There are few famous writers of Anglo-Saxon Period. 
  1. CAEDMON: He was the earliest Old English Christian poet whose name is known. His date of birth was unknown but he died in between 670-680 A.D. The greatest work attributed to Caedmon is the so-called Paraphrase, and his name is still associated with it. Though we have Bede’s assurance that Caedmon ‘transformed the whole course of Bible history into most delightful poetry’. According to Bede, Caedmon became the founder of school of Christian poetry and the he was the first to use the traditional metre diction for Christian religious poetry. His fragmentary hymn to the creation remains a symbol of the adaptation of the aristocratic-heroic Anglo-Saxon verse tradition to the expression of Christian themes. His story is known from Bede’s History of the English People, which tells how Caedmon, an illiterate herdsman, retired from company one night in shame because he could not comply with the demand made of each guest to sing. Then in a dream a stranger appeared commanding him to sing of “the beginning of things,” and the herdsman found himself uttering “verses which he had never heard.” When Caedmon awoke he related his dream to the farm bailiff under whom he worked and was conducted by him to the monastery at Streaneshalch (now called Whitby). The abbess St. Hilda believed that Caedmon was divinely inspired and, to test his powers, proposed that he should render into verse a portion of sacred history, which the monks explained. By the following morning he had fulfilled the task. At the request of the abbess he became an inmate of the monastery. Throughout the remainder of his life his more learned brethren expounded Scripture to him, and all that he heard he reproduced in vernacular poetry. All of his poetry was on sacred themes, and its unvarying aim was to turn men from sin to righteousness. In spite of all the poetic renderings that Caedmon supposedly made, however, it is only the original dream hymn of nine historically precious, but poetically uninspired, lines that can be attributed to him with confidence. The hymn—extant in 17 manuscripts, some in the poet’s Northumbrian dialect, and some in other Old English dialects—set the pattern for almost the whole art of Anglo-Saxon verse. 
  2. ALDHELM (639-709): He was a Latin poet and scholar of Anglo-Saxon literature.
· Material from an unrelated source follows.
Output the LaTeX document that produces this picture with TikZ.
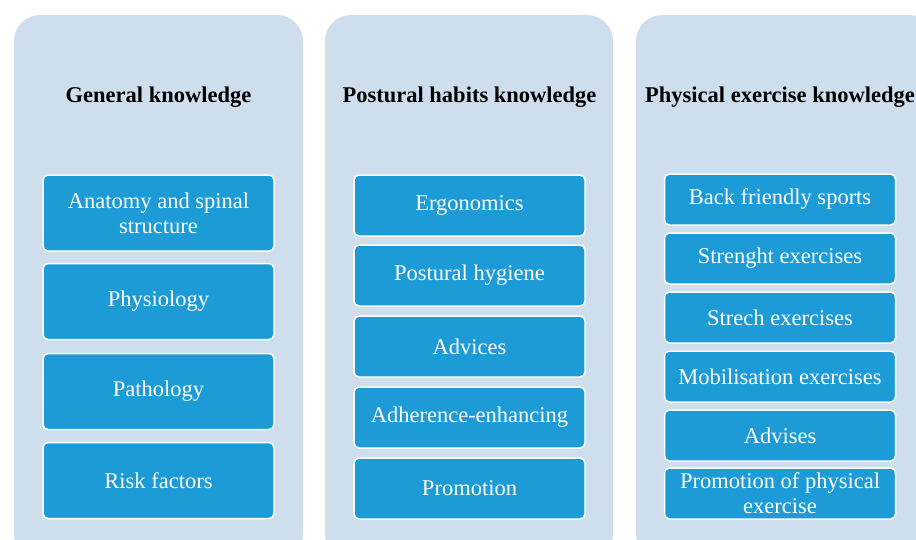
\documentclass[tikz,border=0pt]{standalone}
\usepackage{fontspec}
\setmainfont{Liberation Serif}
\usetikzlibrary{positioning}
\definecolor{panelBlue}{RGB}{206,222,237}
\definecolor{topicBlue}{RGB}{28,155,215}

\tikzset{
  panel/.style={fill=panelBlue, draw=none, rounded corners=26pt},
  heading/.style={font=\bfseries\fontsize{22.5}{25}\selectfont, text=black},
  topic/.style={draw=white, line width=1.5pt, fill=topicBlue, rounded corners=5pt,
    text=white, font=\fontsize{22.5}{25}\selectfont, align=center,
    minimum width=231pt, inner sep=0pt},
}

\begin{document}
\begin{tikzpicture}[x=1pt, y=-1pt]
  \useasboundingbox (0,0) rectangle (916,539);
  \clip (0,0) rectangle (916,539);
  % Column panels
  \fill[panel] (14,15) rectangle (303,560);
  \fill[panel] (325,15) rectangle (613,560);
  \fill[panel] (636,15) rectangle (935,560);
  % Column headings
  \node[heading] (general) at (158.5,97) {General knowledge};
  \node[heading] (postural) at (469.5,97) {Postural habits knowledge};
  \node[heading] (exercise) at (780,97) {Physical exercise knowledge};
  % General knowledge topics
  \node[topic, minimum height=76pt] (anatomy) at (158.5,213) {Anatomy and spinal\\structure};
  \node[topic, minimum height=76pt] (physiology) at (158.5,301.5) {Physiology};
  \node[topic, minimum height=76pt] (pathology) at (158.5,391.5) {Pathology};
  \node[topic, minimum height=76pt] (risk) at (158.5,480.5) {Risk factors};
  % Postural habits topics
  \node[topic, minimum height=61pt] (ergonomics) at (469.5,205.5) {Ergonomics};
  \node[topic, minimum height=61pt] (hygiene) at (469.5,275.5) {Postural hygiene};
  \node[topic, minimum height=61pt] (advices) at (469.5,346.5) {Advices};
  \node[topic, minimum height=61pt] (adherence) at (469.5,417.5) {Adherence-enhancing};
  \node[topic, minimum height=61pt] (promotion) at (469.5,488.5) {Promotion};
  % Physical exercise topics
  \node[topic, minimum height=51pt] (sports) at (780,199.5) {Back friendly sports};
  \node[topic, minimum height=51pt] (strength) at (780,258.5) {Strenght exercises};
  \node[topic, minimum height=51pt] (stretch) at (780,317.5) {Strech exercises};
  \node[topic, minimum height=51pt] (mobilisation) at (780,376.5) {Mobilisation exercises};
  \node[topic, minimum height=51pt] (advises) at (780,435.5) {Advises};
  \node[topic, minimum height=51pt] (promophys) at (780,493.5) {Promotion of physical\\exercise};
\end{tikzpicture}
\end{document}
Aldhelm of Malmesbury has been described as 'the first English man of letters'. He was the first Germanic author to compose extensively in Latin metrical verse, and his Latin works were amongst the most influential in Anglo-Saxon England. Aldhelm can also be considered the best-read of Anglo-Saxon poets, in both senses of the phrase: he read most and was most read. The figure and work of Aldhelm is used as an example of how Anglo-Saxon poets often occupied a luminal position between Latinate and Germanic culture. His surviving works include a small collection of letters on various topics, a long treatise on Latin verse composition. Aldhelm is perhaps best known for his prose style. His studies included Roman law, astronomy, mathematics, and difficulties of the calendar. Aldhelm was appointed in 675 A.D. to be first abbot of Malmesbury and later bishop of Sherborne. Aldhelm's innovations in Latin verse technique are emphasized, in particular his special debt to the specific techniques of Old English vernacular verse. Famouse work: Prose; De Laude Virginitatis, Poetry; Carmen de Virginitatis. 
  3. BEDE (637-735): The Venerable Bede, as he is generally called, first great scholar and “the father of English learning”, wrote almost exclusively in Latin. His books and the stories of his gentle and heroic life from the history of literature. His works, over forty in number, covered the whole human knowledge in his day. In all strictly historical matters Bede is a model. His most important work for us is the Ecclesiastical History of the English People, it is a fascinating history to read even now. His last work, the translation of the Gospel of John into Anglo-Saxon, having been unfortunately lost.
  4. CYNEWULF: Cynewulf, the greatest poet of Anglo-Saxon. Cynewulf (late 8th or 9th century) was identified, not certainly, but probably, with a Cynewulf who was Bishop of Lindisfarne and lived in the middle of the eighth century. He was a wandering singer or poet who lived a gay and secular life. Finally, after a dream in which he had a vision of the Holy Rood, he changed his life, became a religious poet, sang of Christ, the apostles, and the saints. His work represents an advance in culture upon the more primitive Caedmonian poems.
  5. ALFRED (849-901): Alfred played an important role in this literary movement. He surrounded himself with scholars and learned men. He began to translate the works which seemed to him most apt to civilize his people. In this way he became the father of English prose-writers. He translated Bede's Ecclesiastical History of the Angles. Much more important, and among the best of Alfred's works, is the version of Boethius De Consolatione Philosophiae.